What is being asked – Copy out all lines in the data below containing the string "script".

-- START The data --

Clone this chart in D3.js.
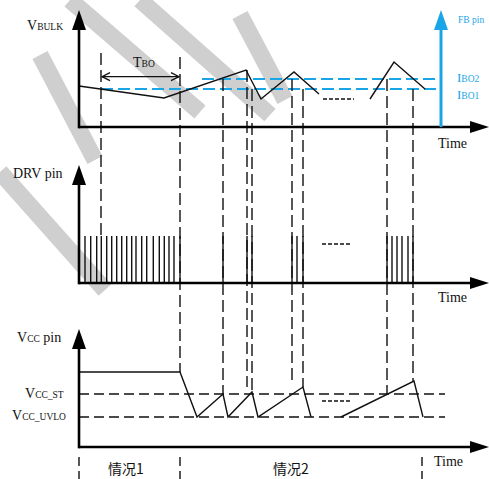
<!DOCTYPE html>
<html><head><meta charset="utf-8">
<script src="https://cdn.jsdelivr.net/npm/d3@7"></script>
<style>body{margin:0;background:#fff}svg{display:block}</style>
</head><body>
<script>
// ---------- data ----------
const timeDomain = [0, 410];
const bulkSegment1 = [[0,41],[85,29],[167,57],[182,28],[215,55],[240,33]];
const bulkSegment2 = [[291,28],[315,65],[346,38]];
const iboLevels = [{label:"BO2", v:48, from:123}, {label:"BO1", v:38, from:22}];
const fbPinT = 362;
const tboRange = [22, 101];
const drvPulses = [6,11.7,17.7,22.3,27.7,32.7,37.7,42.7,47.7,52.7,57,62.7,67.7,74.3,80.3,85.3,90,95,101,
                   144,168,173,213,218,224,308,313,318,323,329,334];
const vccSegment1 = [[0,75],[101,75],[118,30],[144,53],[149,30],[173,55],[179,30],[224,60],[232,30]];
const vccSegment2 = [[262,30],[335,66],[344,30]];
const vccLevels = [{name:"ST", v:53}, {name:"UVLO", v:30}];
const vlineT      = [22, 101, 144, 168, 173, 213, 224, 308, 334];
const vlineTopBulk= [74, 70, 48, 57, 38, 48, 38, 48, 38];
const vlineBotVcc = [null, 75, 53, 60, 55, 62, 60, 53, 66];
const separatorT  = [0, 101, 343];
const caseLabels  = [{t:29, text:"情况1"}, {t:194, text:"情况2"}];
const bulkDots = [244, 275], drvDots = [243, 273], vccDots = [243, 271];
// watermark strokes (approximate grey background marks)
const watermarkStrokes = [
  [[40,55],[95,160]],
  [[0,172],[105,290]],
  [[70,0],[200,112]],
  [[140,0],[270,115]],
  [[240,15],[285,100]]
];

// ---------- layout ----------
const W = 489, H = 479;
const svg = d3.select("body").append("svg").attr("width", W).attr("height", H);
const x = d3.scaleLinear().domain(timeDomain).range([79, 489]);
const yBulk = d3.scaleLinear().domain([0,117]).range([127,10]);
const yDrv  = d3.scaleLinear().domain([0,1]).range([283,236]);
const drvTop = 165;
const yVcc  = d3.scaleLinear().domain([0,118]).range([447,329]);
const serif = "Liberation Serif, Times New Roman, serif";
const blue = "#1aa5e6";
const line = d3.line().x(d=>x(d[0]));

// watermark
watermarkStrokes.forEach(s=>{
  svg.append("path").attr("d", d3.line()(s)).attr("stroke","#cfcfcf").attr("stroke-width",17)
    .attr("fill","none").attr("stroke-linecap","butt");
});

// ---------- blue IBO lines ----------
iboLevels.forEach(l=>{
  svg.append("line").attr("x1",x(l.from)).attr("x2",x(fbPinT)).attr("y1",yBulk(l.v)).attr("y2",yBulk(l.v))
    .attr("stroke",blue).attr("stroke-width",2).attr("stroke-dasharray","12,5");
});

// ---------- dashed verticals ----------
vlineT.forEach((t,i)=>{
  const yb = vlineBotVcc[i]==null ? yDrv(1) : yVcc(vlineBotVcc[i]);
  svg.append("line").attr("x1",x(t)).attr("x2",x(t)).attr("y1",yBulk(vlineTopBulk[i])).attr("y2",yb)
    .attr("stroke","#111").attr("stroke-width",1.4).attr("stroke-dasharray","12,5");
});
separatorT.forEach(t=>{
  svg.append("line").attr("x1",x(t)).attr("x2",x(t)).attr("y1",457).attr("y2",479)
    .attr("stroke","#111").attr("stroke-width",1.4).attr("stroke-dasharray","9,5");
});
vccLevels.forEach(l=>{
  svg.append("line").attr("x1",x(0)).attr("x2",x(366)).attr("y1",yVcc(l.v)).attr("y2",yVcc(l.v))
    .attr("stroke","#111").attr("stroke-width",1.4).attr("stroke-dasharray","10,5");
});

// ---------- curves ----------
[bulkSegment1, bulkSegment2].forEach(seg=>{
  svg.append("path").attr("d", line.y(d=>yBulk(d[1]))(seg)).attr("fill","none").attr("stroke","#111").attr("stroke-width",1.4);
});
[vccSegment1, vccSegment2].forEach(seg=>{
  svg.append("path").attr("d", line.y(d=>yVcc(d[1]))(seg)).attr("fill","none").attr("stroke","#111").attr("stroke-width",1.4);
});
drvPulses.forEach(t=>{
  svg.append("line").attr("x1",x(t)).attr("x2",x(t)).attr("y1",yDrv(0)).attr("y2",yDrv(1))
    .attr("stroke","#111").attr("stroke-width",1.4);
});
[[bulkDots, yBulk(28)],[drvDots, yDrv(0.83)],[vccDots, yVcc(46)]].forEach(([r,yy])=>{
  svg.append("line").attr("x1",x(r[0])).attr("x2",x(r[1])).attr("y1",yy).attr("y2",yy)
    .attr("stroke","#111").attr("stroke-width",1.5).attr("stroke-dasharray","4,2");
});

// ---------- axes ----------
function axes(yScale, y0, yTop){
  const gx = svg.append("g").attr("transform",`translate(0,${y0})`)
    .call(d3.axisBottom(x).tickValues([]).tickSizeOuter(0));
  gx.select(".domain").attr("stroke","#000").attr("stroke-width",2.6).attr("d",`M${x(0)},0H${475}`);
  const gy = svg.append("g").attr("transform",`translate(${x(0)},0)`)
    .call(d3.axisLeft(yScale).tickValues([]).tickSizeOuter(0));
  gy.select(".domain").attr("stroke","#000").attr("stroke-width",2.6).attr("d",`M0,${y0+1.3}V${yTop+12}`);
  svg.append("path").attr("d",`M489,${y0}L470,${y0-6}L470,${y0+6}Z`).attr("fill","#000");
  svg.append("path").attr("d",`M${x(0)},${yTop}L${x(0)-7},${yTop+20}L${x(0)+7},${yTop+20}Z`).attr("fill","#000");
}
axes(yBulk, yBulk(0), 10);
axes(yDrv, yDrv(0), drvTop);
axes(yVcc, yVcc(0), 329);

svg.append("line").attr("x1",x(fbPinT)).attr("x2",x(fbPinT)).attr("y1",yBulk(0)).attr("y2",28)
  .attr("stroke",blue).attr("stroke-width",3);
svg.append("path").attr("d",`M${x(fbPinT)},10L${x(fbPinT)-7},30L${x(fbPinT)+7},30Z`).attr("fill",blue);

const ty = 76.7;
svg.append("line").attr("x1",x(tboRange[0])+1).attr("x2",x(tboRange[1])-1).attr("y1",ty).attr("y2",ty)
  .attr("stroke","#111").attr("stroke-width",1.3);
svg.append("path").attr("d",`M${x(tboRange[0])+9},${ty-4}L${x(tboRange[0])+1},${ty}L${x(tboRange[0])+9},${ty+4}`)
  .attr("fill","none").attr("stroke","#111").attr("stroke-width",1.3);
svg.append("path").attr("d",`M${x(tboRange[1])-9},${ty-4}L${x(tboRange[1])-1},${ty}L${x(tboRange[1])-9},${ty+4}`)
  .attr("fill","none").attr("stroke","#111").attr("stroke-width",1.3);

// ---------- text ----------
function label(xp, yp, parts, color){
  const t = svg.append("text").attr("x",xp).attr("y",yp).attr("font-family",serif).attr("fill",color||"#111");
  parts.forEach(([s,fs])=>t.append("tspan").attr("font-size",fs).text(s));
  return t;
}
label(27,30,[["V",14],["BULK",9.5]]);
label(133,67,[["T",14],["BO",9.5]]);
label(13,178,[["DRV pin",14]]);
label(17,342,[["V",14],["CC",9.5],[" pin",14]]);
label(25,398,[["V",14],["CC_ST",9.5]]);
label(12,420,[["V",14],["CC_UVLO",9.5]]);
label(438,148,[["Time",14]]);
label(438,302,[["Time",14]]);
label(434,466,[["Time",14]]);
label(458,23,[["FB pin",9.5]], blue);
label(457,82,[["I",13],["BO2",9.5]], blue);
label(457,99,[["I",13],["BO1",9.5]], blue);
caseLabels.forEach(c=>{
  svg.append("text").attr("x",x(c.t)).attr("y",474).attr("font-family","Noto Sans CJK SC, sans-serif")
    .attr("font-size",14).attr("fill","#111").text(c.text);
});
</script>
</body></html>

-- END The data --
-- START The data --

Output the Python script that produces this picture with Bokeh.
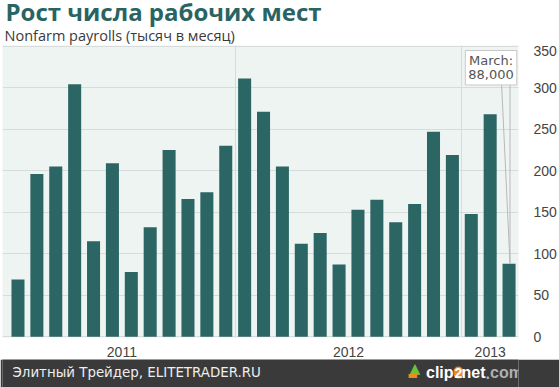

-- END The data --

Correct result –
<script src="https://cdn.jsdelivr.net/npm/d3@7"></script>
<script>
</script>
Output the Python script that produces this picture with Bokeh.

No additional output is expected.